La fondation de la Nouvelle Ville était un projet urbanistique de grande ampleur qui avait un goût de jamais vu à l’époque. Charles IV a réuni en un seul ensemble 4 « villes » pragoises : la Vieille Ville, le quartier du château appelé Hradčany et le quartier de Malá Strana – le Petit côté. Les plans ont été travaillés dans le moindre détail : la ville neuve située dans la courbe de la Vltava a été entourée de remparts longs de 3,5 km, refermant une superficie de 360 hectares. L’accès de la ville se faisait par quatre portes en forme de tours : Koňská, Horská, Poříčská et Žitná. Bien qu’elles aient disparu depuis, les noms de rues témoignent de leur existence, encore aujourd’hui.
Le système de rues de la Nouvelle Ville, unique en son genre à l’époque, s’est maintenu jusqu’à présent. Chaque rue ayant sa fonction s’articulait autour de trois grandes places centrales, autrefois des marchés : le marché aux Chevaux, l’actuelle place Venceslas. La deuxième place, au bas de la Nouvelle Ville, surnommée Senný – le marché au Foins, a gardé son nom un peu modifié jusqu’à présent où elle s’appelle Senovážný. La partie haute de la Nouvelle Ville avait pour dominante le marché au Bétail, rebaptisée en 1848 place Charles, en mémoire de son fondateur. Cette place était conçue comme un centre de la nouvelle cité et c’est pour cela qu’elle est aujourd’hui encore la plus grande place de Prague et que l’empereur a fait édifier l’hôtel de ville de la Nouvelle Ville qui reste le siège du pouvoir administratif jusqu’en 1784.Un événement mouvementé de l’histoire tchèque connu sous le nom de la première défenestration de Prague s’attache à ce bâtiment : le 30 juillet 1419, une foule de combattants hussites se réunit au pied de l’hôtel de ville pour manifester en faveur de la libération des hussites radicaux.
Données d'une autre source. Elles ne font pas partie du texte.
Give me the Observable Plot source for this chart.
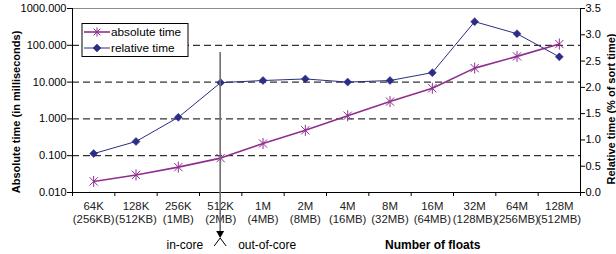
<!DOCTYPE html>
<html>
<head>
<meta charset="utf-8">
<script src="https://cdn.jsdelivr.net/npm/d3@7"></script>
<script src="https://cdn.jsdelivr.net/npm/@observablehq/plot@0.6"></script>
<style>
  html, body { margin: 0; padding: 0; background: #fff; }
  #wrap { position: relative; width: 616px; height: 254px; overflow: hidden; }
  #wrap svg { position: absolute; left: 0; top: 0; overflow: visible; }
</style>
</head>
<body>
<div id="wrap"></div>
<script>
// ---- data ----
const categories = ["64K","128K","256K","512K","1M","2M","4M","8M","16M","32M","64M","128M"];
const sizes = ["(256KB)","(512KB)","(1MB)","(2MB)","(4MB)","(8MB)","(16MB)","(32MB)","(64MB)","(128MB)","(256MB)","(512MB)"];
const absoluteTime = [0.020, 0.030, 0.049, 0.086, 0.214, 0.49, 1.22, 2.95, 6.8, 24, 50, 108];
const relativeTime = [0.74, 0.97, 1.43, 2.09, 2.13, 2.16, 2.10, 2.13, 2.28, 3.25, 3.02, 2.58];
const leftTicks = [0.01, 0.1, 1, 10, 100, 1000];
const gridTicks = [0.1, 1, 10, 100];
const rightTicks = [0, 0.5, 1, 1.5, 2, 2.5, 3, 3.5];
const splitCategory = "512K";
const legendLabels = ["absolute time", "relative time"];
const titles = {
  left: "Absolute time (in milliseconds)",
  right: "Relative time (% of sort time)",
  x: "Number of floats",
  inCore: "in-core",
  outCore: "out-of-core"
};

const purple = "#8e2f8e";
const navy = "#2b2d86";
const W = 616, H = 254;
const margins = {marginLeft: 72, marginRight: 36, marginTop: 8, marginBottom: 62};
const idx = categories.map((_, i) => i);
const bounds = d3.range(categories.length + 1);
const absData = idx.map(i => ({i, v: absoluteTime[i]}));
const relData = idx.map(i => ({i, v: relativeTime[i]}));

// Excel-like star marker: vertical line + X
const star = {
  draw(ctx, size) {
    const r = Math.sqrt(size / Math.PI);
    const d = r * 0.75;
    ctx.moveTo(0, -r); ctx.lineTo(0, r);
    ctx.moveTo(-d, -d); ctx.lineTo(d, d);
    ctx.moveTo(-d, d); ctx.lineTo(d, -d);
  }
};

const style = {fontFamily: "'Liberation Sans', Arial, sans-serif", fontSize: "11px", color: "#000"};

// ---- left plot (log scale, absolute time) ----
const left = Plot.plot({
  width: W, height: H, ...margins,
  style,
  x: {type: "linear", domain: [0, categories.length]},
  y: {type: "log", domain: [0.01, 1000]},
  marks: [
    Plot.ruleY(gridTicks, {stroke: "#000", strokeDasharray: "7,4", strokeWidth: 1}),
    Plot.ruleY([1000], {stroke: "#8c8c8c", strokeWidth: 1.2}),
    Plot.ruleY([0.01], {stroke: "#000"}),
    Plot.ruleX([0], {stroke: "#000"}),
    Plot.axisY({ticks: leftTicks, tickFormat: d3.format(".3f"), tickSize: 5, tickPadding: 1, label: null, fontSize: 11}),
    Plot.axisX({ticks: bounds, tickFormat: () => "", tickSize: 4, label: null}),
    Plot.text(idx, {x: i => i + 0.5, frameAnchor: "bottom", dy: 8, lineAnchor: "top",
      text: i => categories[i] + "\n" + sizes[i], lineHeight: 1.16, fontSize: 11.4, fill: "#222"}),
    Plot.line(absData, {x: d => d.i + 0.5, y: "v", stroke: purple, strokeWidth: 1.6}),
    Plot.dot(absData, {x: d => d.i + 0.5, y: "v", symbol: star, r: 5.5, stroke: purple, fill: "none", strokeWidth: 1})
  ]
});

// ---- right plot (linear scale, relative time) ----
const right = Plot.plot({
  width: W, height: H, ...margins,
  style: {...style, background: "transparent"},
  x: {type: "linear", domain: [0, categories.length], axis: null},
  y: {type: "linear", domain: [0, 3.5], axis: null},
  marks: [
    Plot.ruleX([categories.length], {stroke: "#000"}),
    Plot.axisY({anchor: "right", ticks: rightTicks, tickFormat: d3.format(".1f"), tickSize: 4, tickPadding: 1, label: null, fontSize: 11}),
    Plot.line(relData, {x: d => d.i + 0.5, y: "v", stroke: navy, strokeWidth: 1}),
    Plot.dot(relData, {x: d => d.i + 0.5, y: "v", symbol: "diamond2", r: 3.6, fill: navy, stroke: navy, strokeWidth: 0.5})
  ]
});

const wrap = document.getElementById("wrap");
wrap.append(left, right);

// ---- annotations: titles, arrow, legend ----
const svg = d3.select(right);
const xs = right.scale("x");
const xSplit = xs.apply(categories.indexOf(splitCategory) + 0.5);
const ff = "'Liberation Sans', Arial, sans-serif";

// vertical arrow
svg.append("line").attr("x1", xSplit).attr("x2", xSplit).attr("y1", 52).attr("y2", 234)
  .attr("stroke", "#6e6e6e").attr("stroke-width", 1.6);
svg.append("path").attr("d", `M${xSplit - 4},231 L${xSplit + 4},231 L${xSplit},238 Z`).attr("fill", "#000");
svg.append("path").attr("d", `M${xSplit - 6},246 L${xSplit},238 L${xSplit + 6},246`)
  .attr("fill", "none").attr("stroke", "#000").attr("stroke-width", 1);

const t = (x, y, s, anchor, weight) => svg.append("text").attr("x", x).attr("y", y)
  .attr("text-anchor", anchor).attr("font-family", ff).attr("font-size", 12)
  .attr("font-weight", weight || "normal").attr("fill", "#000").text(s);
t(xSplit - 17, 249, titles.inCore, "end");
t(xSplit + 18, 249, titles.outCore, "start");
t(385, 249, titles.x, "start", "bold");

// axis titles
svg.append("text").attr("transform", "translate(19.5,112) rotate(-90)").attr("text-anchor", "middle")
  .attr("font-family", ff).attr("font-size", 11).attr("font-weight", "bold").text(titles.left);
svg.append("text").attr("transform", "translate(615,109) rotate(-90)").attr("text-anchor", "middle")
  .attr("font-family", ff).attr("font-size", 11).attr("font-weight", "bold").text(titles.right);

// legend
const lg = svg.append("g");
lg.append("rect").attr("x", 82).attr("y", 23.5).attr("width", 106).attr("height", 33)
  .attr("fill", "#fff").attr("stroke", "#000").attr("stroke-width", 1);
const rows = [
  {y: 32, color: purple, w: 1.6},
  {y: 48, color: navy, w: 1}
];
rows.forEach((r, k) => {
  lg.append("line").attr("x1", 84).attr("x2", 110).attr("y1", r.y).attr("y2", r.y)
    .attr("stroke", r.color).attr("stroke-width", r.w);
  const sym = k === 0 ? d3.symbol(star, Math.PI * 4.5 * 4.5) : d3.symbol(d3.symbolDiamond2, Math.PI * 3.6 * 3.6);
  lg.append("path").attr("d", sym()).attr("transform", `translate(97,${r.y})`)
    .attr("fill", k === 0 ? "none" : r.color).attr("stroke", r.color).attr("stroke-width", k === 0 ? 1 : 0.5);
  lg.append("text").attr("x", 111).attr("y", r.y + 4).attr("text-anchor", "start").attr("font-family", ff).attr("font-size", 11.8)
    .attr("fill", "#000").text(legendLabels[k]);
});
</script>
</body>
</html>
Les combattants prennent d’assaut la mairie pour défenestrer les échevins. Avec la première défenestration de Prague démarre la révolution hussite.
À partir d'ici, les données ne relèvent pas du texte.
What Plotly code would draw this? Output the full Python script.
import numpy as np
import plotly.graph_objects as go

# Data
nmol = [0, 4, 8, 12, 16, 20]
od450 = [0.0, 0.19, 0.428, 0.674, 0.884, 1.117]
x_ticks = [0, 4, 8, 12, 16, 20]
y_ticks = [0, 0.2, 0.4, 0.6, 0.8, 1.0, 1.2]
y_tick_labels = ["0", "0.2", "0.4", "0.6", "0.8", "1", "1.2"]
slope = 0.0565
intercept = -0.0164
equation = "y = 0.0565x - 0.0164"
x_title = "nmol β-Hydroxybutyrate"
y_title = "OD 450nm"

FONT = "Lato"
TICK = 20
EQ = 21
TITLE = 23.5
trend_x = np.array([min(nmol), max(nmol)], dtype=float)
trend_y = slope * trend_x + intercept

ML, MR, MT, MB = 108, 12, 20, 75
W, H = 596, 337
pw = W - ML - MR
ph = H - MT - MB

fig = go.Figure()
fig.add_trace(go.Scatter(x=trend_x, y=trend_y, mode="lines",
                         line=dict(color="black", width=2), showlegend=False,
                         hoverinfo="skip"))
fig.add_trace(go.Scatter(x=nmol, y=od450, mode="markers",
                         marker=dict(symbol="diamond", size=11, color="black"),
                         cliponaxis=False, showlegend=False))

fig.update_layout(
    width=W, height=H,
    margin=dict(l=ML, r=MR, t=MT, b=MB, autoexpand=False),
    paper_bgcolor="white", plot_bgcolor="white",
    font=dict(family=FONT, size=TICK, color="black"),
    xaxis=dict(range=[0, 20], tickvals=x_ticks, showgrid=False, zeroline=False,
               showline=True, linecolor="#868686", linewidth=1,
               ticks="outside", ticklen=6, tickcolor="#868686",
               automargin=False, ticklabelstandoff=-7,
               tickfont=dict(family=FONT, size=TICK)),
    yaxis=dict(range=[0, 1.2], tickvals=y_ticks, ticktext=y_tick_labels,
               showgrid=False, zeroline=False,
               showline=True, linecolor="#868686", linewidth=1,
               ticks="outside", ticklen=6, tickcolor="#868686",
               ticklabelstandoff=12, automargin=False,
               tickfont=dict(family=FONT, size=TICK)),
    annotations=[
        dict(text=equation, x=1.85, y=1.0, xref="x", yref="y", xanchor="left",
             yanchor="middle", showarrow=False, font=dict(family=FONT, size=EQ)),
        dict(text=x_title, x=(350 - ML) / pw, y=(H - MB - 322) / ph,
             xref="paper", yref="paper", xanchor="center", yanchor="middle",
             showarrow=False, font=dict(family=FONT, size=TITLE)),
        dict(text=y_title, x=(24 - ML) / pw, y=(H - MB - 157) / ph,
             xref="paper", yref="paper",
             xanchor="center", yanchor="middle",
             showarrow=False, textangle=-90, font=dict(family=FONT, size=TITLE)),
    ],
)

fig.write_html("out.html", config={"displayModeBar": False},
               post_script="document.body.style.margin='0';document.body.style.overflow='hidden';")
Sur la place Charles entourée de légendes dont l’une dit que Charles IV s’est inspiré pour sa fondation de la place centrale de Jérusalem, on trouve aussi la fameuse maison Faust. Bien que nul Faust n’y ait vécu, en réalité, ni signé un pacte avec le diable, l’histoire de la maison et sa visite n’en est pas moins fascinante : en 1590, la maison fut achetée par l’alchimiste anglais Edward Kelly, invité à Prague par l’empereur Rodolphe II, mécène des arts et des sciences occultes et c’est probablement ainsi que la légende est née. Une chose est certaine : lorsqu’en 1944, une bombe est tombée sur la maison Faust, elle n’a pas explosé et on l’explique comme un miracle dû justement au génie de l’endroit…Un chapitre à part, les églises de la Nouvelle Ville. Leur fondation est pleine de symboles, comme il en est pour d’autres réalisations de Charles IV. Enserrée entre 7 collines, comme Rome, Prague est souvent comparée à la ville éternelle et cette inspiration est marquante sur trois principales églises érigées par lui : l’église Saint-Apollinaire, l’église d’Emmaüs et l’église de Karlov -Charlemagne. On écoute Kamil Novák, vicaire de l’église Saint-Apollinaire :
« La fondation de cette église s’inscrit dans tout un projet de Charles IV de bâtir un nouveau quartier, la Nouvelle Ville de Prague. Sa partie importante, c’est cette église Saint-Apollinaire et une autre, juste à côté, à Karlov. Charles IV a conçu son projet comme si c’était Jérusalem, en s’inspirant du temple de Jérusalem et donc, la montée c’est ici, au Saint-Apollinaire, alors que le pic, le but du chemin c’est à Karlov. »Charles IV a doté la 4e ville royale de Prague de nombreux privilèges. Pour inciter les gens à venir s’installer et bâtir cette ville, toute personne construisant une maison en moins de 12 mois était exemptée d’impôts pour 12 ans. La Nouvelle Ville devait notamment accueillir les forgerons, les brasseurs de bière, et d’autres artisans qui y construisaient leurs maisons. Or l’œuvre de Charles IV ne s’est pas arrêtée là. En avril 1348, il a fondé à Prague une université, l’une des premières au nord des Alpes. En 1378, dernière année de son règne, Prague comptait 40 000 habitants et figurait parmi les plus grandes villes d’Europe.